Marsz Turecki, dzień 1. Dolatujemy do Kutaisi!
Pobudka o 3:30. Pod drzwiami lotniskowej kaplicy, chociaż krótko, jakoś tak spokojniej nam się spało...
Po kreatywnym przepakowywaniu z plecaka do plecaka podręcznego (lub worka) udaje nam się wymiarować wagę bagaży i wsiąść na pokład samolotu. Tam też trochę trzeba się poupychać, ale w przestworzach czujemy się jak ryba w wodzie.
Dolatujemy do Kutaisi! Na powitanie żar leje się z nieba, a żar naszych młodych serc jest podsycany radością pierwszych chwil spędzanych w grupie, z ciężkimi plecakami i uśmiechami od ucha do ucha. To zapowiedź naprawdę dobrej wędrówki. Póki co, musimy dostać się do Turcji, na jej start – to prawie 800 km do pokonania.
Marsz Turecki, dzień 0. Wyruszamy do Turcji i do najważniejszego sanktuarium!
Ojciec Dominik załatwia autobus, którym z lotniska mamy dojechać prosto na granicę gruzińsko-turecką. Jedziemy przez wioski, miasto Batumi, nad wybrzeżem Morza Czarnego. Batumi jest pełne absurdów. Z jednej strony ulicy piętrzą się do nieba szklane bryły wieżowców, architektoniczne cudeńka inspirowane światowymi zabytkami, z drugiej strony – odrapane z tynku, stare bloki z praniem wywieszonym przez okna. Jednak to otaczająca miasto, bujna, obficie zielona roślinność wydaje się górować nad gruzińskim krajobrazem.

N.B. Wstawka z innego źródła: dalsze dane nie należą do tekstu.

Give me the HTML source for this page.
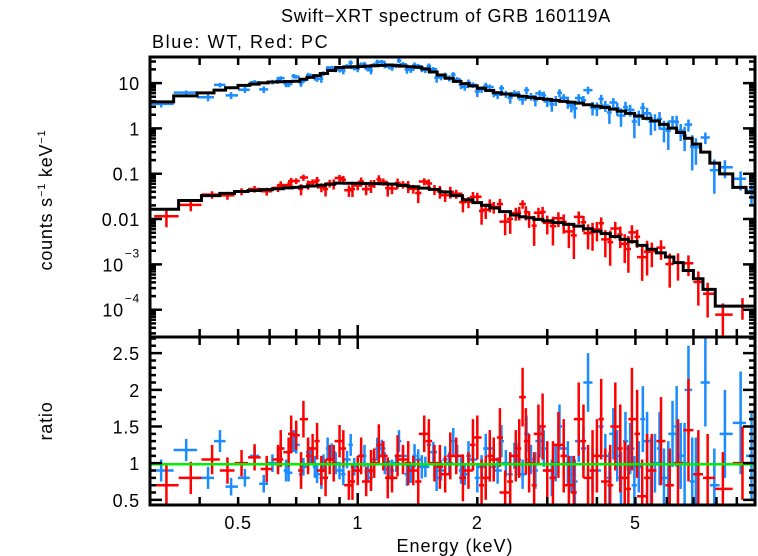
<!DOCTYPE html>
<html><head><meta charset="utf-8"><style>
body{margin:0;background:#fff;}
svg{display:block;font-family:"Liberation Sans",sans-serif;}
</style></head><body>
<svg id="chart" width="758" height="556" viewBox="0 0 758 556">
<text x="446" y="22" text-anchor="middle" font-size="18" letter-spacing="0.8">Swift−XRT spectrum of GRB 160119A</text>
<text x="152" y="48" font-size="18" letter-spacing="1.6">Blue: WT, Red: PC</text>
<text transform="translate(52,200) rotate(-90)" text-anchor="middle" font-size="18" letter-spacing="0.8">counts s<tspan font-size="11" dy="-7">−1</tspan><tspan dy="7"> keV</tspan><tspan font-size="11" dy="-7">−1</tspan></text>
<text transform="translate(52,421) rotate(-90)" text-anchor="middle" font-size="18" letter-spacing="0.8">ratio</text>
<text x="455" y="552" text-anchor="middle" font-size="18" letter-spacing="1">Energy (keV)</text>
<g id="g"></g>
</svg>
<script>
const blueE=[0.32,0.37,0.42,0.45,0.48,0.52,0.55,0.58,0.61,0.64,0.67,0.70,0.73,0.76,0.79,0.82,0.86,0.9,0.94,0.98,1.02,1.06,1.1,1.15,1.2,1.25,1.3,1.36,1.42,1.48,1.55,1.62,1.7,1.78,1.86,1.95,2.05,2.15,2.25,2.36,2.48,2.6,2.73,2.87,3.0,3.15,3.3,3.45,3.6,3.8,4.0,4.2,4.4,4.6,4.85,5.1,5.35,5.6,5.9,6.2,6.5,6.8,7.1,7.5,7.9,8.4,9.2,9.8];
const blueRatio=[0.9,1.18,0.8,1.3,0.68,0.8,1.1,0.72,1.0,1.2,0.87,1.25,0.95,1.1,0.85,1.0,1.15,0.9,1.05,0.95,1.1,0.88,1.05,1.2,0.92,1.0,1.1,0.85,1.05,0.95,1.15,0.9,1.0,1.1,0.85,1.05,0.95,1.2,0.9,1.0,1.1,0.85,1.05,1.3,0.9,1.0,1.2,0.85,1.3,2.1,0.9,1.1,1.4,0.8,1.2,0.95,1.3,1.0,0.8,1.4,1.1,2.0,0.85,2.1,0.7,1.4,1.55,1.1];
const blueErr=[0.15,0.15,0.15,0.15,0.12,0.12,0.12,0.12,0.12,0.12,0.12,0.12,0.12,0.12,0.12,0.12,0.12,0.12,0.12,0.12,0.12,0.12,0.12,0.12,0.12,0.12,0.12,0.12,0.14,0.14,0.14,0.14,0.15,0.15,0.15,0.15,0.16,0.16,0.18,0.18,0.18,0.2,0.2,0.22,0.22,0.25,0.25,0.25,0.28,0.4,0.3,0.3,0.35,0.35,0.35,0.35,0.4,0.4,0.4,0.45,0.45,0.6,0.5,0.6,0.5,0.6,0.7,0.6];
const blueE2=[0.63,0.66,0.69,0.72,0.75,0.78,0.81,0.84,0.88,0.92,0.96,1.0,1.04,1.08,1.12,1.17,1.22,1.27,1.33,1.39,1.45,1.51,1.58,1.66,1.74,1.82,1.9,2.0,2.1,2.2,2.3,2.42,2.54,2.66,2.8,2.94,3.08,3.22,3.38,3.52,3.7,3.9,4.1,4.3,4.5,4.72,4.97,5.22,5.47,5.75,6.05,6.35,6.65,6.95];
const blueRatio2=[1.05,0.9,1.3,0.85,1.15,0.95,0.8,1.2,1.0,0.85,1.25,0.9,1.1,0.8,1.2,1.0,0.9,1.3,0.85,1.1,0.95,1.25,0.8,1.05,1.3,0.9,1.1,0.8,1.2,0.95,1.3,0.85,1.05,1.4,0.9,1.2,0.8,1.5,1.0,0.75,1.2,0.9,1.5,0.8,1.1,1.3,0.7,1.6,0.9,1.2,0.8,1.5,1.0,0.75];
const blueErr2=[0.15,0.15,0.15,0.15,0.15,0.15,0.15,0.15,0.15,0.15,0.15,0.15,0.15,0.15,0.15,0.15,0.15,0.15,0.16,0.16,0.16,0.16,0.18,0.18,0.18,0.18,0.2,0.2,0.2,0.2,0.22,0.22,0.22,0.25,0.25,0.25,0.25,0.3,0.3,0.3,0.3,0.3,0.35,0.35,0.35,0.4,0.4,0.45,0.45,0.5,0.5,0.55,0.55,0.6];
const redE=[0.33,0.38,0.43,0.47,0.51,0.55,0.59,0.63,0.67,0.7,0.73,0.77,0.81,0.85,0.9,0.95,1.0,1.05,1.1,1.16,1.22,1.3,1.38,1.47,1.56,1.66,1.77,1.9,2.0,2.1,2.2,2.35,2.5,2.6,2.7,2.85,3.0,3.2,3.4,3.6,3.8,4.0,4.2,4.45,4.7,4.9,5.2,5.5,5.8,6.1,6.4,6.8,7.2,7.6,8.3,9.3];
const redRatio=[0.7,0.8,1.05,0.9,1.0,1.08,0.92,1.05,1.15,1.38,1.6,1.2,0.9,1.05,1.3,0.7,0.9,0.75,1.0,1.1,0.8,1.05,0.9,1.4,1.0,0.85,1.1,0.9,1.35,0.8,1.05,0.6,1.1,1.9,1.0,1.4,0.9,1.25,0.7,1.6,0.8,1.1,0.75,1.5,0.8,1.6,0.55,0.9,1.3,0.7,1.0,1.45,0.85,0.8,0.65,1.0];
const redErr=[0.3,0.22,0.2,0.18,0.18,0.18,0.18,0.2,0.2,0.2,0.25,0.2,0.2,0.2,0.22,0.2,0.2,0.2,0.2,0.2,0.2,0.2,0.2,0.25,0.25,0.25,0.25,0.25,0.3,0.3,0.3,0.3,0.35,0.4,0.4,0.4,0.4,0.45,0.4,0.5,0.45,0.5,0.45,0.6,0.5,0.7,0.5,0.5,0.6,0.5,0.6,0.7,0.6,0.6,0.5,0.5];
const redE2=[0.64,0.68,0.72,0.75,0.79,0.83,0.87,0.92,0.97,1.02,1.08,1.13,1.19,1.26,1.34,1.42,1.51,1.61,1.71,1.84,1.95,2.05,2.15,2.28,2.42,2.55,2.65,2.78,2.92,3.1,3.3,3.5,3.7,3.9,4.1,4.32,4.58,4.8,5.05,5.35];
const redRatio2=[1.2,1.4,0.9,1.1,1.3,0.8,1.0,1.2,0.75,1.1,0.9,1.25,0.8,1.1,1.0,0.75,1.3,0.95,1.1,0.8,1.25,0.7,1.1,1.35,0.75,1.2,1.3,0.7,1.5,0.8,1.1,0.6,1.3,0.9,1.6,0.7,1.2,0.65,1.4,0.8];
const redErr2=[0.25,0.25,0.25,0.25,0.25,0.25,0.25,0.25,0.25,0.25,0.28,0.28,0.28,0.28,0.3,0.3,0.3,0.3,0.32,0.32,0.35,0.35,0.35,0.4,0.4,0.4,0.45,0.45,0.45,0.5,0.5,0.5,0.5,0.55,0.55,0.55,0.6,0.6,0.6,0.6];
const blueModelE=[0.3,0.35,0.4,0.45,0.5,0.6,0.7,0.8,0.9,1.2,1.45,1.8,2.27,2.85,3.6,4.3,5.0,5.7,6.4,7.0,7.5,8.0,8.5,9.0,10];
const blueModelV=[3.2,5,5.5,7,8.5,10.5,11,15,22,25,22,10.5,6,4.6,3.6,2.8,2.0,1.4,0.9,0.5,0.3,0.15,0.09,0.055,0.035];
const redModelE=[0.3,0.35,0.4,0.5,0.6,0.8,0.9,1.2,1.6,2.0,2.55,3.6,4.5,5.0,6.0,6.5,7.0,7.5,8.0,10];
const redModelV=[0.012,0.02,0.03,0.04,0.045,0.055,0.062,0.06,0.044,0.023,0.0116,0.007,0.004,0.003,0.0016,0.001,6e-4,3.5e-4,1.2e-4,1.2e-4];
const xTickLabels=["0.5","1","2","5"];
const xTickVals=[0.5,1,2,5];
const yTopLabels=["10","1","0.1","0.01"];
const yTopVals=[10,1,0.1,0.01];
const yRatioLabels=["0.5","1","1.5","2","2.5"];
const yRatioVals=[0.5,1,1.5,2,2.5];

const L=150,R=755,T=57,M=337,B=505;
const xMin=Math.log10(0.3),xMax=Math.log10(10);
const X=e=>L+(Math.log10(e)-xMin)/(xMax-xMin)*(R-L);
const yTMax=Math.log10(37.6),yTMin=Math.log10(2.5e-5);
const YT=v=>T+(yTMax-Math.log10(v))/(yTMax-yTMin)*(M-T);
const rMin=0.43,rMax=2.72;
const YR=r=>M+(rMax-r)/(rMax-rMin)*(B-M);
const g=document.getElementById('g');
const NS='http://www.w3.org/2000/svg';
function mk(t,a){const e=document.createElementNS(NS,t);for(const k in a)e.setAttribute(k,a[k]);g.appendChild(e);return e;}
function interp(Es,Vs,e){if(e<=Es[0])return Vs[0];for(let i=0;i<Es.length-1;i++){if(e<=Es[i+1]){const f=(Math.log(e)-Math.log(Es[i]))/(Math.log(Es[i+1])-Math.log(Es[i]));return Math.exp(Math.log(Vs[i])*(1-f)+Math.log(Vs[i+1])*f);}}return Vs[Vs.length-1];}
function clipY(y,a,b){return Math.max(a,Math.min(b,y));}
function binEdges(Es,i,n){
  const e=Es[i];
  const lo=i>0?Math.sqrt(Es[i-1]*e):e*e/Math.sqrt(Es[i+1]*e);
  const hi=i<n-1?Math.sqrt(Es[i+1]*e):Math.min(10,e*e/Math.sqrt(Es[i-1]*e));
  return [Math.max(lo,0.3),Math.min(hi,10)];
}
function drawSeries(Es,Rs,Er,mE,mV,color,name,wf){
  const n=Math.min(Es.length,Rs.length,Er.length);
  for(let i=0;i<n;i++){
    const e=Es[i];
    const [lo,hi]=binEdges(Es,i,n);
    const m=interp(mE,mV,e);
    const c=m*Rs[i],ce=m*Er[i];
    const x=X(e),x1=x-(x-X(lo))*wf,x2=x+(X(hi)-x)*wf;
    const yc=YT(c),ya=clipY(YT(c+ce),T,M),yb=clipY(YT(Math.max(c-ce,c*0.3)),T,M);
    const p=mk('path',{d:`M${x1},${yc}H${x2}M${x},${ya}V${yb}`,stroke:color,'stroke-width':2.5,fill:'none'});
    
    
    const yr=YR(Rs[i]),yra=clipY(YR(Rs[i]+Er[i]),M,B),yrb=clipY(YR(Rs[i]-Er[i]),M,B);
    const q=mk('path',{d:`M${x1},${clipY(yr,M,B)}H${x2}M${x},${yra}V${yrb}`,stroke:color,'stroke-width':2.5,fill:'none'});
    
    
  }
}
function drawModel(Es,mE,mV,name){
  let d='';const n=Es.length;
  for(let i=0;i<n;i++){
    let [lo,hi]=binEdges(Es,i,n);
    if(i===0)lo=0.3; if(i===n-1)hi=10;
    const y=YT(interp(mE,mV,Es[i]));
    d+=(i===0?`M${X(lo)},${y}`:`V${y}`)+`H${X(hi)}`;
  }
  const p=mk('path',{d:d,stroke:'#000','stroke-width':3,fill:'none'});
  
  
}
drawSeries(blueE,blueRatio,blueErr,blueModelE,blueModelV,'#1a8cff','wt',1);
drawSeries(blueE2,blueRatio2,blueErr2,blueModelE,blueModelV,'#1a8cff','wt',0.6);
drawSeries(redE,redRatio,redErr,redModelE,redModelV,'#ff0000','pc',1);
drawSeries(redE2,redRatio2,redErr2,redModelE,redModelV,'#ff0000','pc',0.6);
drawModel(blueE,blueModelE,blueModelV,'wt-model-line');
drawModel(redE,redModelE,redModelV,'pc-model-line');
const gl=mk('line',{x1:L,x2:R,y1:YR(0.985),y2:YR(0.985),stroke:'#00ee00','stroke-width':2.5});



for(const [a,b,nm] of [[T,M,'top-panel-frame'],[M,B,'ratio-panel-frame']]){
  const r=mk('rect',{x:L,y:a,width:R-L,height:b-a,fill:'none',stroke:'#000','stroke-width':3});
  
  
}
let td='';
for(let dec=0.1;dec<=10;dec*=10){for(let k=1;k<10;k++){const e=k*dec;if(e<0.3-1e-9||e>10+1e-9)continue;const x=X(e);const len=(Math.abs(e-1)<1e-9)?12:8;
  for(const y of [T,M]) td+=`M${x},${y}v${len}`;
  for(const y of [M,B]) td+=`M${x},${y}v${-len}`;}}
for(let p=-5;p<=1;p++){for(let k=1;k<10;k++){const v=k*Math.pow(10,p);if(v<2.5e-5||v>37.6)continue;const y=YT(v);const len=k===1?12:6;td+=`M${L},${y}h${len}M${R},${y}h${-len}`;}}
for(let r=0.5;r<=2.71;r+=0.1){const y=YR(r);const maj=Math.abs(r*2-Math.round(r*2))<1e-6;const len=maj?12:6;td+=`M${L},${y}h${len}M${R},${y}h${-len}`;}
const tk=mk('path',{d:td,stroke:'#000','stroke-width':2.5,fill:'none'});


function txt(x,y,s,anchor,name,sup){const t=mk('text',{x:x,y:y,'text-anchor':anchor,'font-size':18,'letter-spacing':0.8});t.textContent=s;if(sup){const ts=document.createElementNS(NS,'tspan');ts.setAttribute('font-size','12');ts.setAttribute('dy','-7');ts.textContent=sup;t.appendChild(ts);}
  
  }
xTickVals.forEach((v,i)=>txt(X(v),529,xTickLabels[i],'middle','x-tick-label'));
yTopVals.forEach((v,i)=>txt(L-10,YT(v)+7,yTopLabels[i],'end','y-tick-label'));
txt(L-26,YT(1e-3)+7,'10','end','y-tick-label');
txt(L-10,YT(1e-3),'','end','y-tick-label','−3');
txt(L-26,YT(1e-4)+7,'10','end','y-tick-label');
txt(L-10,YT(1e-4),'','end','y-tick-label','−4');
yRatioVals.forEach((v,i)=>txt(L-10,YR(v)+7,yRatioLabels[i],'end','ratio-tick-label'));
</script>
</body></html>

Po około 3 godzinach drogi dojeżdżamy pod granicę gdzie mamy okazję posilić się jeszcze gruzińskimi przysmakami. Szczęśliwym trafem po chwili znajdujemy transport do tureckiego Trabzon.
Kolejne godziny podróży spędzamy przemierzając znów wybrzeże Morza Czarnego. Maciej wyciąga gitarę, a my śpiewając głośno wpatrujemy się w pięknie zachodzące na pomarańczowo słońce.
Nasza plecakowa grupa stanowi atrakcje w mało turystycznym Trabzon. Po zmroku ulice miasta są pełne jeszcze mieszkańców z zaciekawieniem przyglądających się naszej gromadzie. Mamy namiary na katolików w okolicy. Postanawiamy zapytać o możliwość noclegu. Dostajemy zaproszenie, dostęp do wody i mnóstwo serdeczności.